**Material provided:**
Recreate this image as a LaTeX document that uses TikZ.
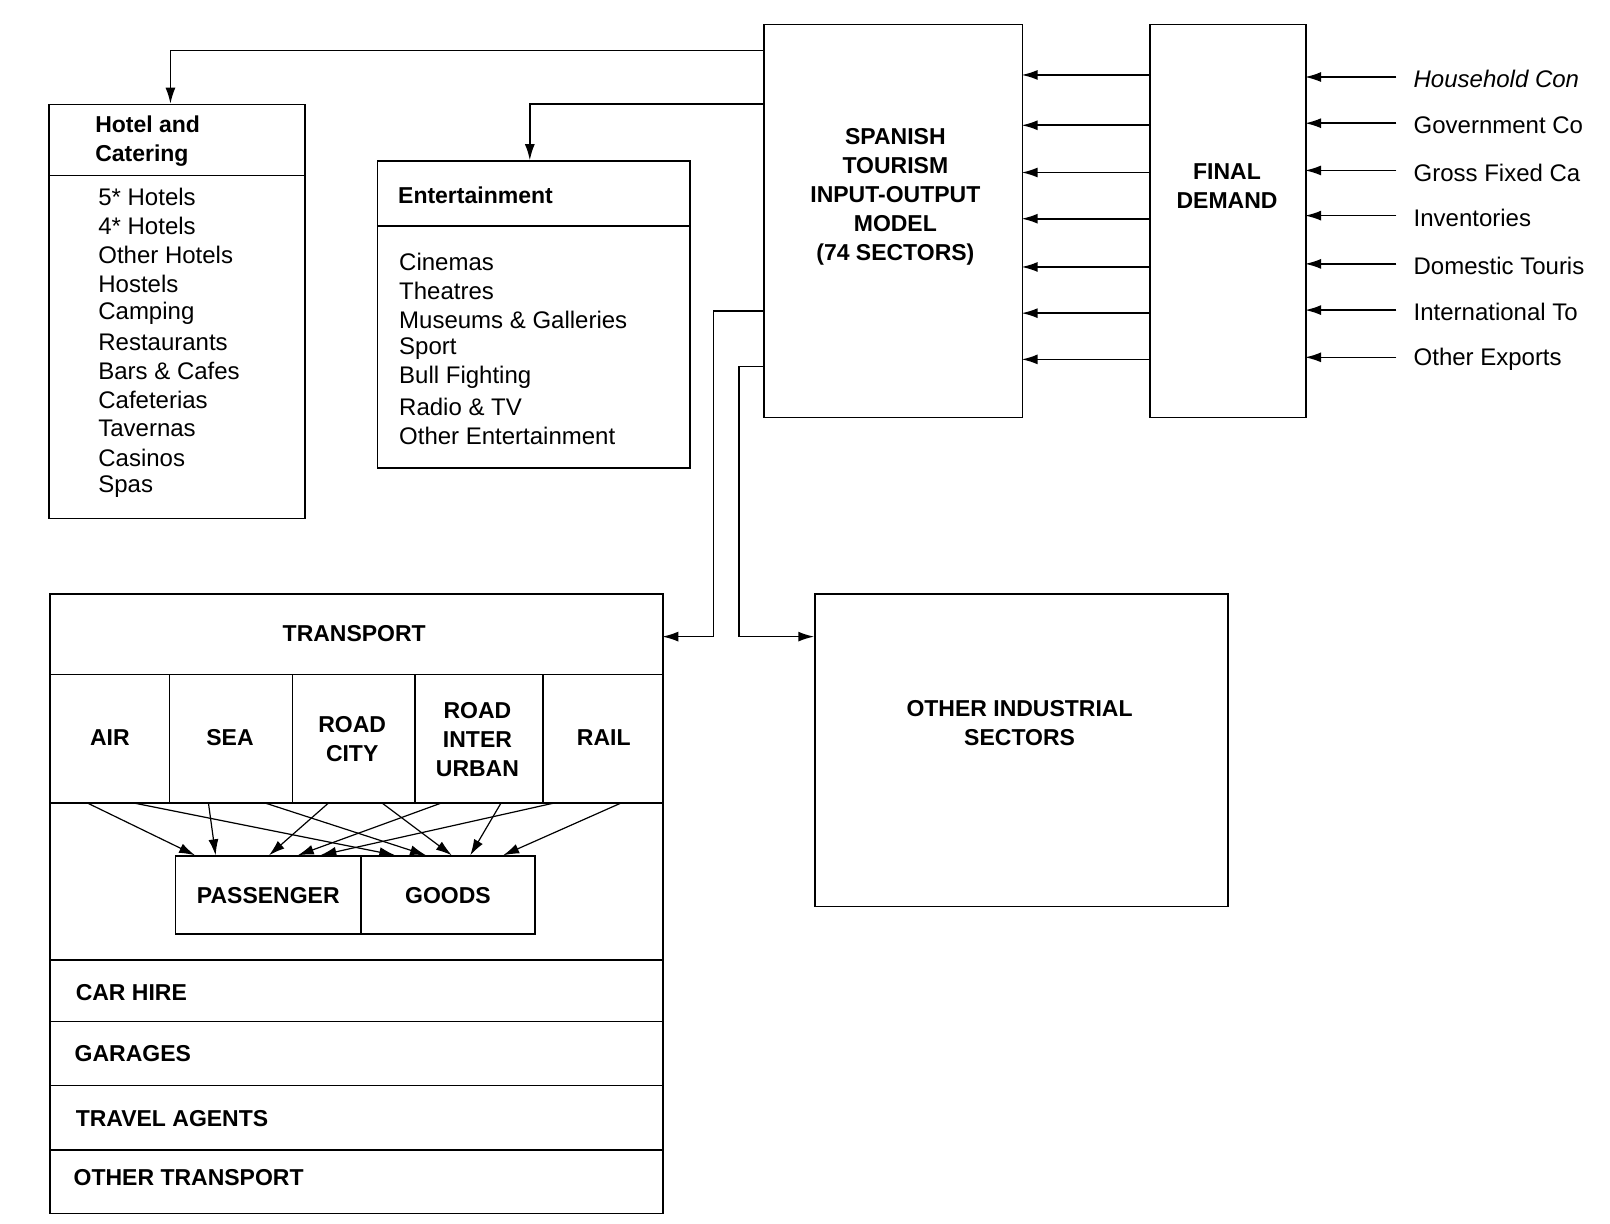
\documentclass[tikz,border=0pt]{standalone}
\usepackage{fontspec}
\setmainfont{Liberation Sans}
\usetikzlibrary{arrows.meta}
\tikzset{
	box/.style    = {draw, thick, rectangle, anchor=north west, inner sep=0pt},
	lbl/.style    = {font=\fontsize{12}{14}\selectfont, inner sep=0pt},
	hd/.style     = {font=\fontsize{11.5}{14.5}\selectfont\bfseries, inner sep=0pt, align=center},
	item/.style   = {lbl, anchor=west},
	feed/.style   = {thick, -{Latex[length=8pt,width=5pt]}}
}
\newcommand{\boxat}[5]{\node[box, minimum width=#4*0.5135pt, minimum height=#5*0.5135pt] (#1) at (#2,#3) {};}

\begin{document}
\begin{tikzpicture}[x=0.5135pt, y=-0.5135pt, thick]
	\useasboundingbox (0,0) rectangle (1568,1192);
	% main blocks
	\boxat{model}{743}{23}{252}{383}
	\boxat{fd}{1119}{23}{152}{383}
	\boxat{hotel}{47}{101}{249}{403}
	\boxat{ent}{367}{156}{304}{299}
	\boxat{trans}{48}{578}{597}{603}
	\boxat{ind}{793}{578}{402}{304}
	\node[hd] at (872,192) {SPANISH\\TOURISM\\INPUT-OUTPUT\\MODEL\\(74 SECTORS)};
	\node[hd] at (1195,181) {FINAL\\DEMAND};
	\node[hd] at (993,704) {OTHER INDUSTRIAL\\SECTORS};

	% final demand inputs
	\foreach \y/\t [count=\i] in {77/{\itshape Household Con},122/Government Co,168/Gross Fixed Ca,212/Inventories,259/Domestic Touris,304/International To,350/Other Exports}{
		\node[item] (in\i) at (1376,\y) {\t};
		\coordinate (is\i) at (1360,\y-2);
		\coordinate (fdi\i) at (1271,\y-2);
		\draw[feed] (is\i) -- (fdi\i);
	}
	\foreach \y [count=\i] in {73,122,168,213,260,305,350}{
		\coordinate (fo\i) at (1119,\y);
		\coordinate (mi\i) at (995,\y);
		\draw[feed] (fo\i) -- (mi\i);
	}

	% hotel and catering
	\draw (47,171) -- (296,171);
	\node[hd, anchor=west, align=left] at (92,137) {Hotel and\\Catering};
	\foreach \t [count=\i from 0] in {5* Hotels,4* Hotels,Other Hotels,Hostels,Camping,Restaurants,Bars \& Cafes,Cafeterias,Tavernas,Casinos,Spas}
		\node[item] at (95,192+\i*28.2) {\t};

	% entertainment
	\draw (367,220) -- (671,220);
	\node[hd, anchor=west] at (387,190) {Entertainment};
	\foreach \t [count=\i from 0] in {Cinemas,Theatres,Museums \& Galleries,Sport,Bull Fighting,Radio \& TV,Other Entertainment}
		\node[item] at (388,255+\i*28.2) {\t};

	% links out of the model
	\coordinate (m1) at (743,49);
	\coordinate (m2) at (743,101);
	\coordinate (m3) at (743,303);
	\coordinate (m4) at (743,357);
	\coordinate (h1) at (166,101);
	\coordinate (e1) at (516,156);
	\coordinate (t1) at (645,620);
	\coordinate (o1) at (793,620);
	\draw[feed] (m1) -| (h1);
	\draw[feed] (m2) -| (e1);
	\draw[feed] (m3) -| (695,620) -- (t1);
	\draw[feed] (m4) -| (720,620) -- (o1);

	% transport block
	\draw (48,657) -- (645,657) (48,782) -- (645,782);
	\foreach \x in {165,285,404,529} \draw (\x,657) -- (\x,782);
	\node[hd] at (345,617) {TRANSPORT};
	\node[hd] (air) at (107,718) {AIR};
	\node[hd] (sea) at (224,718) {SEA};
	\node[hd] (city) at (343,720) {ROAD\\CITY};
	\node[hd] (inter) at (465,720) {ROAD\\INTER\\URBAN};
	\node[hd] (rail) at (588,718) {RAIL};
	\boxat{pass}{170}{833}{181}{76}
	\boxat{goods}{351}{833}{169}{76}
	\node[hd] at (pass) {PASSENGER};
	\node[hd] at (goods) {GOODS};
	\foreach \a/\b in {85/190,203/210,320/262,430/290,540/312,130/385,258/415,372/440,488/458,605/490}
		\draw[feed, semithick] (\a,782) -- (\b,833);
	\foreach \y in {935,995,1057,1120} \draw (48,\y) -- (645,\y);
	\node[hd, anchor=west] at (73,967) {CAR HIRE};
	\node[hd, anchor=west] at (72,1026) {GARAGES};
	\node[hd, anchor=west] at (73,1089) {TRAVEL AGENTS};
	\node[hd, anchor=west] at (71,1147) {OTHER TRANSPORT};
\end{tikzpicture}
\end{document}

**Task prompt:** Set down the material above as is, without any pictures.

**Answer in full:**
Recreate this image as a LaTeX document that uses TikZ.
\documentclass[tikz,border=0pt]{standalone}
\usepackage{fontspec}
\setmainfont{Liberation Sans}
\usetikzlibrary{arrows.meta}
\tikzset{
	box/.style    = {draw, thick, rectangle, anchor=north west, inner sep=0pt},
	lbl/.style    = {font=\fontsize{12}{14}\selectfont, inner sep=0pt},
	hd/.style     = {font=\fontsize{11.5}{14.5}\selectfont\bfseries, inner sep=0pt, align=center},
	item/.style   = {lbl, anchor=west},
	feed/.style   = {thick, -{Latex[length=8pt,width=5pt]}}
}
\newcommand{\boxat}[5]{\node[box, minimum width=#4*0.5135pt, minimum height=#5*0.5135pt] (#1) at (#2,#3) {};}

\begin{document}
\begin{tikzpicture}[x=0.5135pt, y=-0.5135pt, thick]
	\useasboundingbox (0,0) rectangle (1568,1192);
	% main blocks
	\boxat{model}{743}{23}{252}{383}
	\boxat{fd}{1119}{23}{152}{383}
	\boxat{hotel}{47}{101}{249}{403}
	\boxat{ent}{367}{156}{304}{299}
	\boxat{trans}{48}{578}{597}{603}
	\boxat{ind}{793}{578}{402}{304}
	\node[hd] at (872,192) {SPANISH\\TOURISM\\INPUT-OUTPUT\\MODEL\\(74 SECTORS)};
	\node[hd] at (1195,181) {FINAL\\DEMAND};
	\node[hd] at (993,704) {OTHER INDUSTRIAL\\SECTORS};

	% final demand inputs
	\foreach \y/\t [count=\i] in {77/{\itshape Household Con},122/Government Co,168/Gross Fixed Ca,212/Inventories,259/Domestic Touris,304/International To,350/Other Exports}{
		\node[item] (in\i) at (1376,\y) {\t};
		\coordinate (is\i) at (1360,\y-2);
		\coordinate (fdi\i) at (1271,\y-2);
		\draw[feed] (is\i) -- (fdi\i);
	}
	\foreach \y [count=\i] in {73,122,168,213,260,305,350}{
		\coordinate (fo\i) at (1119,\y);
		\coordinate (mi\i) at (995,\y);
		\draw[feed] (fo\i) -- (mi\i);
	}

	% hotel and catering
	\draw (47,171) -- (296,171);
	\node[hd, anchor=west, align=left] at (92,137) {Hotel and\\Catering};
	\foreach \t [count=\i from 0] in {5* Hotels,4* Hotels,Other Hotels,Hostels,Camping,Restaurants,Bars \& Cafes,Cafeterias,Tavernas,Casinos,Spas}
		\node[item] at (95,192+\i*28.2) {\t};

	% entertainment
	\draw (367,220) -- (671,220);
	\node[hd, anchor=west] at (387,190) {Entertainment};
	\foreach \t [count=\i from 0] in {Cinemas,Theatres,Museums \& Galleries,Sport,Bull Fighting,Radio \& TV,Other Entertainment}
		\node[item] at (388,255+\i*28.2) {\t};

	% links out of the model
	\coordinate (m1) at (743,49);
	\coordinate (m2) at (743,101);
	\coordinate (m3) at (743,303);
	\coordinate (m4) at (743,357);
	\coordinate (h1) at (166,101);
	\coordinate (e1) at (516,156);
	\coordinate (t1) at (645,620);
	\coordinate (o1) at (793,620);
	\draw[feed] (m1) -| (h1);
	\draw[feed] (m2) -| (e1);
	\draw[feed] (m3) -| (695,620) -- (t1);
	\draw[feed] (m4) -| (720,620) -- (o1);

	% transport block
	\draw (48,657) -- (645,657) (48,782) -- (645,782);
	\foreach \x in {165,285,404,529} \draw (\x,657) -- (\x,782);
	\node[hd] at (345,617) {TRANSPORT};
	\node[hd] (air) at (107,718) {AIR};
	\node[hd] (sea) at (224,718) {SEA};
	\node[hd] (city) at (343,720) {ROAD\\CITY};
	\node[hd] (inter) at (465,720) {ROAD\\INTER\\URBAN};
	\node[hd] (rail) at (588,718) {RAIL};
	\boxat{pass}{170}{833}{181}{76}
	\boxat{goods}{351}{833}{169}{76}
	\node[hd] at (pass) {PASSENGER};
	\node[hd] at (goods) {GOODS};
	\foreach \a/\b in {85/190,203/210,320/262,430/290,540/312,130/385,258/415,372/440,488/458,605/490}
		\draw[feed, semithick] (\a,782) -- (\b,833);
	\foreach \y in {935,995,1057,1120} \draw (48,\y) -- (645,\y);
	\node[hd, anchor=west] at (73,967) {CAR HIRE};
	\node[hd, anchor=west] at (72,1026) {GARAGES};
	\node[hd, anchor=west] at (73,1089) {TRAVEL AGENTS};
	\node[hd, anchor=west] at (71,1147) {OTHER TRANSPORT};
\end{tikzpicture}
\end{document}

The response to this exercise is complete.